Following the end of WWII in 1945, the town experience an even greater rate of growth, as many soldiers who had passed through the town returned to settle in “A Town Like Alice”. The growth was assisted by the Army’s sale of surplus war buildings, materials and equipment, enabling improvements in the township and pastoral stations, the opening up of the Farms Area south of the Gap, and the establishment of a fledgeling tourism industry. Regular tours began to run to Ayers Rock and The Olgas, Simpson Gap and Palm Valley, and the town’s first man-made attraction was established: the Pitchi Richi Sanctuary, just south of The Gap.

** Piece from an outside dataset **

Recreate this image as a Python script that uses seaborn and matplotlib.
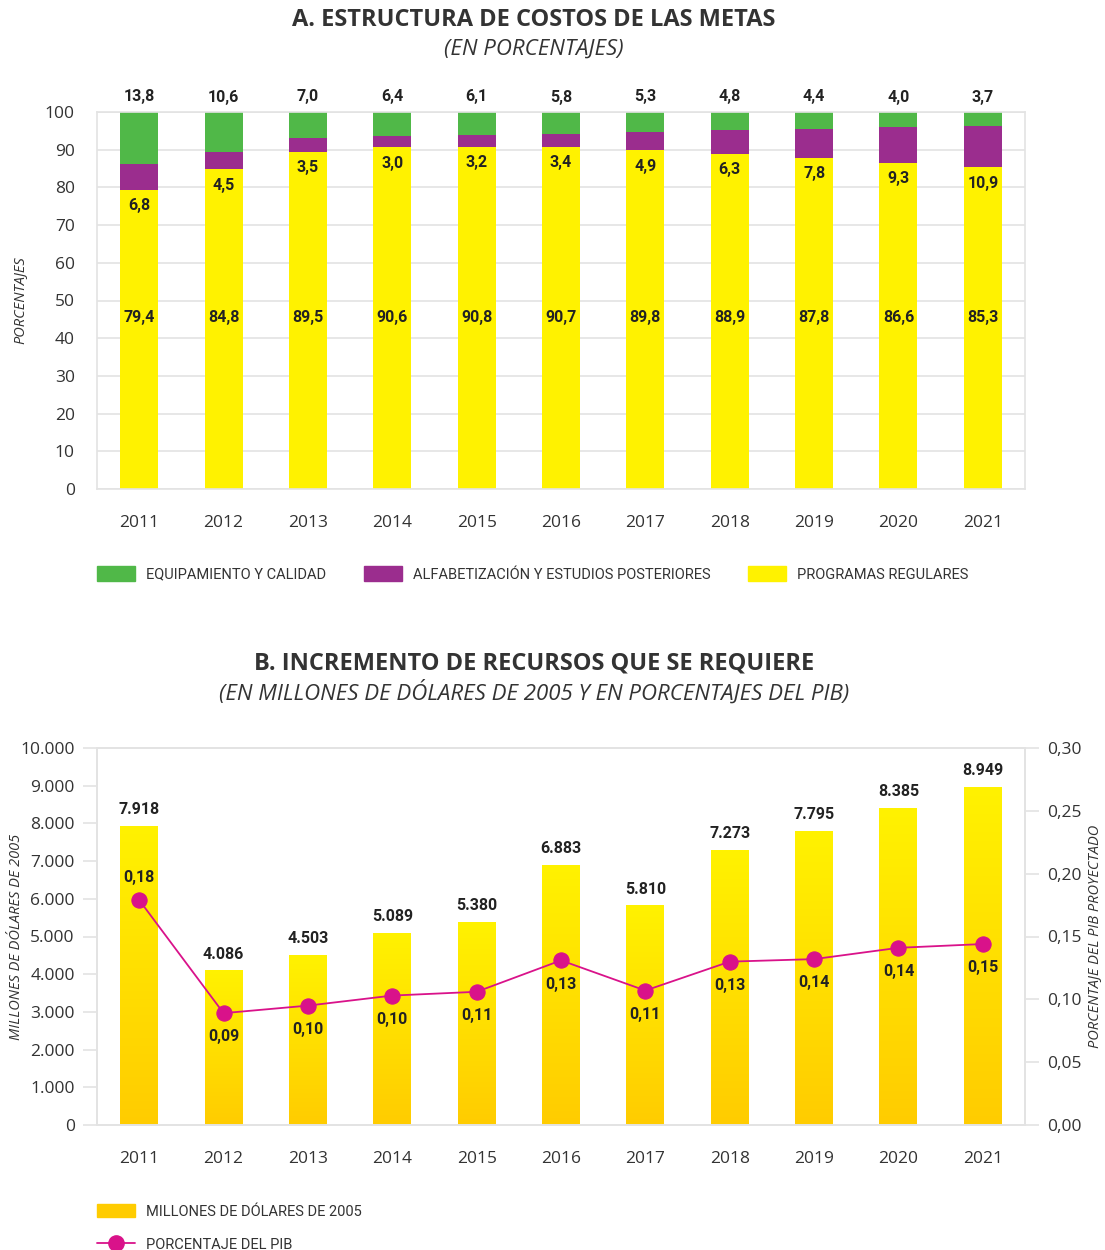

In 1952, John Flynn’s Grave was erected in recognition of his contribution towards the development of Alice Springs and outback Australia. Four years later, the John Flynn Memorial Church (1956) was also built in his honour.
The 1960s and 70s saw tourism continue to grow, as the town came to epitomise The Outback through books and movies of the time, such as “A Town Like Alice”, “Jedda” and “The Overlanders”. New Hotels, such as The Riverside (Todd Tavern) and many of the surviving commercial buildings, such as the Heenan Building at the southern end of Todd Mall, were built at this time.
Interest in the history of the town and the central Australian region has continued to the present day, with the establishment of the National Pioneer Women’s Hall of Fame, the Central Australian Aviation Museum, the Strehlow Centre, the Araluen Art Gallery, the National Road Transport Hall of Fame, the Old Ghan Railway Museum and the Alice Springs Desert Park.
All in all, The Alice has something for anyone who appreciates the importance of looking after heritage for future generations.